Minnesota Political Caucus Process Kicks Off

republican democrat red blue state 315 304

republican democrat red blue state 315 304

Most states elect their political candidates entirely through a primary election, most visibly during presidential election years. The populous states of California, New York, Texas and Florida seemed to dominate news coverage when Hillary Clinton took on Barack Obama for the 2008 Democratic Nomination, and other big primary states were the focus for Republicans John McCain and Mitt Romney that same year.

Minnesota, however, elects grassroots delegates from each political party through a precinct caucus process. On February 4, Republicans and Democrats will gather separately at local schools and community centers across the state to discuss issues, candidates for office and choose party leaders. Local caucuses select delegates to the next political stage of the process — county and district conventions — where a select few people vote on candidates and platform issues, before even fewer convene at state party conventions in late spring. For the Republicans, roughly 2000 delegates will meet at their state convention to “endorse” statewide candidates for governor, U.S. Senate, and other state offices.

Historically, the endorsement can be important for unlocking crucial party fundraising and organizing tools. However, in 2010, the DFL Party endorsed Margaret Kelliher, who was eventually defeated in the state’s DFL primary election by Mark Dayton’s overwhelming wealth. He would become governor later that fall. This year, several Republican candidates for governor and U.S. Senate have indicated their intention to run in the primary election next summer, despite the decision of the delegates at their state convention in May.
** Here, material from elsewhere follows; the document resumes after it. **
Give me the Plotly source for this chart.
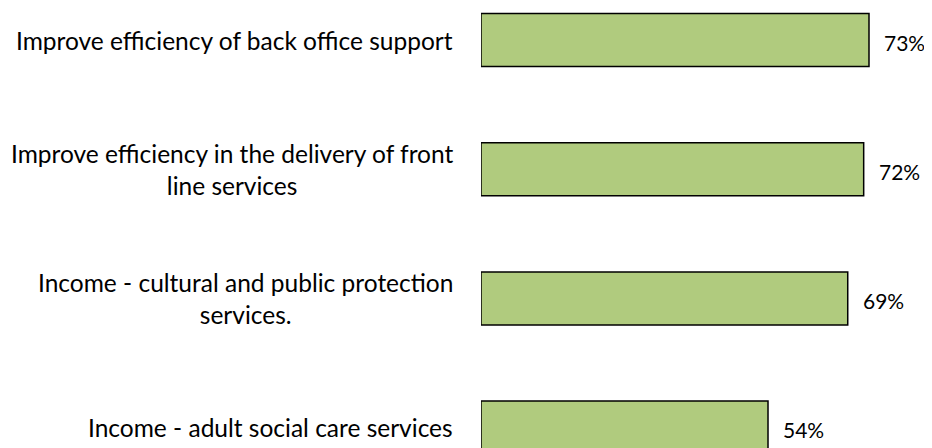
import plotly.graph_objects as go

categories = [
    "Improve efficiency of back office support",
    "Improve efficiency in the delivery of front<br>line services",
    "Income - cultural and public protection<br>services.",
    "Income - adult social care services",
]
values = [73, 72, 69, 54]
value_labels = ["73%", "72%", "69%", "54%"]

# page body has an 8px margin; figure sized so it ends at the window edge
W, H = 924, 440
left = 473
px_per_unit = 5.315
xmax = (W - left) / px_per_unit

spacing = 129.2
c0 = 32.0
y_top = -c0 / spacing
y_bot = 3 + (H - (c0 + 3 * spacing)) / spacing

fig = go.Figure()
fig.add_trace(go.Bar(
    x=values,
    y=categories,
    orientation="h",
    width=0.41,
    marker=dict(color="#B0CB7E", line=dict(color="#000000", width=1.5)),
    hoverinfo="skip",
))

label_font = dict(family="Lato, 'Open Sans', sans-serif", size=24.5, color="#000000")
value_font = dict(family="Lato, 'Open Sans', sans-serif", size=21, color="#000000")

annotations = []
for cat, v, lab in zip(categories, values, value_labels):
    annotations.append(dict(
        x=v, y=cat, xref="x", yref="y", text=lab, showarrow=False,
        xanchor="left", yanchor="middle", xshift=13, yshift=-2, font=value_font,
    ))
    annotations.append(dict(
        x=-26 / (W - left), y=cat, xref="paper", yref="y", text=cat, showarrow=False,
        xanchor="right", yanchor="middle", align="center", font=label_font,
    ))

fig.update_layout(
    width=W, height=H,
    margin=dict(l=left, r=0, t=0, b=0),
    paper_bgcolor="white", plot_bgcolor="white",
    showlegend=False,
    xaxis=dict(range=[0, xmax], visible=False),
    yaxis=dict(type="category", categoryorder="array", categoryarray=categories,
               range=[y_bot, y_top], visible=False),
    annotations=annotations,
)

fig.write_html("out.html")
Only the best and most savvy political operatives are talented enough to maneuver the complicated caucus process and land a coveted delegate spot at one of the state party conventions. Often, the most organized delegates or prepared attendees at local caucus meetings can end up being elected by their peers to move on. Less commonly, an extreme belief or statement can convince others to support a delegate’s path to the top.

Many people argue over the validity of the state party endorsement process in Minnesota. Some say it encourages fringe activists to control the ultimate destiny of the state’s candidates. Others say it is a valuable grassroots process that brings together local citizens of similar political beliefs. In recent years, many Tea Party members have used the caucus process as a way to share their discontent with the current political situation in Washington, aiming mostly at incumbent Republicans or others they see as moderates in disguise – whom they call RINOs (Republicans in Name Only).

This year’s endorsement process, beginning with local meetings on the evening of Tuesday, Feb. 4, will be quite active and competitive. With an unpopular governor, an unpopular U.S. Senator (Al Franken) and an unpopular Democratic president, interest among independents and conservatives for new leaders is growing. Republicans will have to decide whether to endorse strong candidates with bipartisan appeal that can defeat sitting Democrats or to choose the most far-right, fringe candidates possible. Democrats must decide whether they are happy with the far-left course on which their leaders have taken them on. These decisions will greatly affect the general election campaigns and results in late 2014.